Nielsen has committed itself to a new TV ratings system, Nielson One, by 2024. Thew new system promises to better integrate digital and streaming activity, the company has said.
Nielsen One will make its presence felt long before 2024, with a phased introduction kicking off from the end of 2022. Nielson claims the system will offer ad-supported media stakeholders ‘a single, unduplicated view of their audiences across all platforms and mediums.‘
What is Nielsen proposing?
Nielsen is evolving in response to a migration of viewers to new video sources, forcing it to adapt in turn to provide accurate audience metric for both advertisers and content providers.
Nielsen One is the culmination of this shift, providing parallel cross-platform ratings spanning live and on-demand television for individual ads and videos.
This revolution won‘t happen overnight. Nielsen is not expected to introduce cross-media metrics by the fourth quarter of 2022, with a full switchover not occurring until autumn 2024.
In the words of Nielsen chief executive officer David Kenny: ”2024 is when we take away the old stuff and just do it in this new way.”
Nielsen clients won‘t have to wait quite so long however, gaining the opportunity to preview and evaluate audience data from 2021.
Why does it matter?
Naturally, Nielsen will be unable to make this leap on its own; the success of the initiative will be predicated on the support of programmers, tech companies and advertisers not known for their ready embrace of all-new rating systems.
This challenge has been given an added dimension by parallel efforts from ComScore to introduce a competing cross-platform measurement yardstick, Campaign Ratings, further fragmenting and confusing the picture.
Marketers and content providers have long lamented the absence of accurate audience metrics which enable them to follow viewers as they jump between various ad-supported video sources.

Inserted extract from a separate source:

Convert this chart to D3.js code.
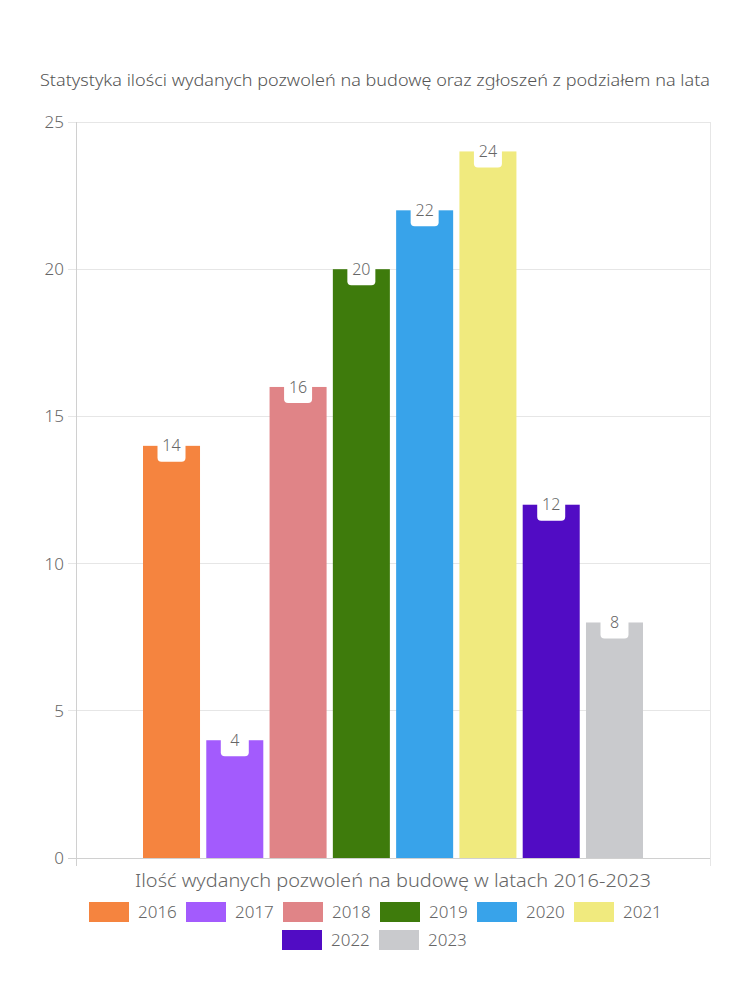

Such problems have only become more pronounced during lockdown with fickle consumers swimming in a deepening pool of streaming video platforms.
By way of illustration Nielsen calculates that US adults allocated an incredible 12.2 trillion minutes to digital, 11.1 million minutes with linear TV and 2.8 million minutes with streaming between March and August.

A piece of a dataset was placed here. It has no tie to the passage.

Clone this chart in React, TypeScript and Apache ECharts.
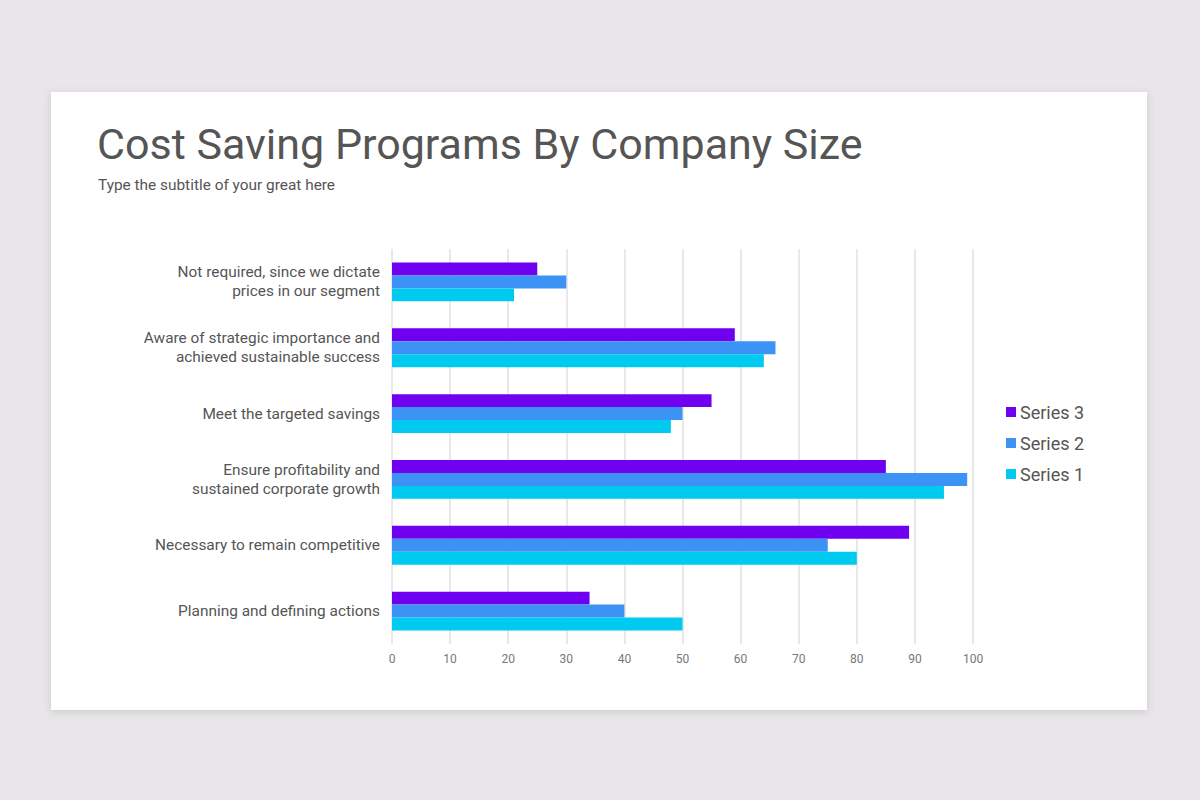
import React, { useEffect, useRef } from "react";
import * as echarts from "echarts";

const categories = [
  "Not required, since we dictate\nprices in our segment",
  "Aware of strategic importance and\nachieved sustainable success",
  "Meet the targeted savings",
  "Ensure profitability and\nsustained corporate growth",
  "Necessary to remain competitive",
  "Planning and defining actions",
];
const series3 = [25, 59, 55, 85, 89, 34];
const series2 = [30, 66, 50, 99, 75, 40];
const series1 = [21, 64, 48, 95, 80, 50];
const seriesNames = ["Series 3", "Series 2", "Series 1"];
const seriesColors = ["#6f00f0", "#3d93f5", "#00caf0"];
const xTicks = [0, 100, 10];

const FONT = "Roboto, 'Noto Sans', sans-serif";

export default function App() {
  const ref = useRef<HTMLDivElement>(null);
  useEffect(() => {
    if (!ref.current) return;
    const chart = echarts.init(ref.current, undefined, { renderer: "svg" });
    const data = [series3, series2, series1];
    chart.setOption({
      animation: false,
      backgroundColor: "#e8e6e8",
      textStyle: { fontFamily: FONT },
      graphic: [
        {
          type: "rect",
          z: -10,
          shape: { x: 51, y: 92, width: 1096, height: 618 },
          style: {
            fill: "#ffffff",
            shadowBlur: 8,
            shadowColor: "rgba(0,0,0,0.12)",
            shadowOffsetY: 2,
          },
        },
        {
          type: "text",
          x: 97,
          y: 122,
          style: {
            text: "Cost Saving Programs By Company Size",
            font: `400 43px ${FONT}`,
            fill: "#555555",
          },
        },
        {
          type: "text",
          x: 98,
          y: 177,
          style: {
            text: "Type the subtitle of your great here",
            font: `400 15.4px ${FONT}`,
            fill: "#555555",
          },
        },
      ],
      legend: {
        orient: "vertical",
        left: 1001,
        top: 398,
        itemWidth: 10,
        itemHeight: 10,
        itemGap: 13,
        icon: "rect",
        data: seriesNames,
        textStyle: { fontSize: 18, color: "#555555", fontFamily: FONT, padding: [0, 0, 0, -1] },
      },
      grid: { left: 392, right: 227, top: 249, bottom: 156, containLabel: false },
      xAxis: {
        type: "value",
        min: xTicks[0],
        max: xTicks[1],
        interval: xTicks[2],
        axisLine: { show: false },
        axisTick: { show: false },
        splitLine: { lineStyle: { color: "#e0e0e0", width: 1.5 } },
        axisLabel: { color: "#777777", fontSize: 12, margin: 9, fontFamily: FONT },
      },
      yAxis: {
        type: "category",
        inverse: true,
        data: categories,
        axisLine: { show: false },
        axisTick: { show: false },
        axisLabel: {
          color: "#555555",
          fontSize: 15.4,
          lineHeight: 19,
          margin: 12,
          align: "right",
          padding: [0, 0, 4, 0],
          fontFamily: FONT,
        },
      },
      series: data.map((d, i) => ({
        type: "bar",
        name: seriesNames[i],
        data: d,
        barGap: "0%",
        barCategoryGap: "41%",
        itemStyle: { color: seriesColors[i] },
      })),
    });
    return () => chart.dispose();
  }, []);
  return (
    <div
      ref={ref}
      style={{ position: "absolute", left: 0, top: 0, width: 1200, height: 800 }}
    />
  );
}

While consumers can navigate freely between platforms advertisers cannot, preventing them from accessing a single unduplicated view of all ad impressions.
The information and measurement provider estimates that advertisers spent a cumulative $100bn annually on premium video providers. A sum that is only expected to grow with the launch of new ad-based services such as Discovery Plus in January and HBO Max in the second quarter
Nielsen, which is close to spinning off its consumer research unit as a separate entity, has said it will continue to offer legacy metrics after the changes are implemented.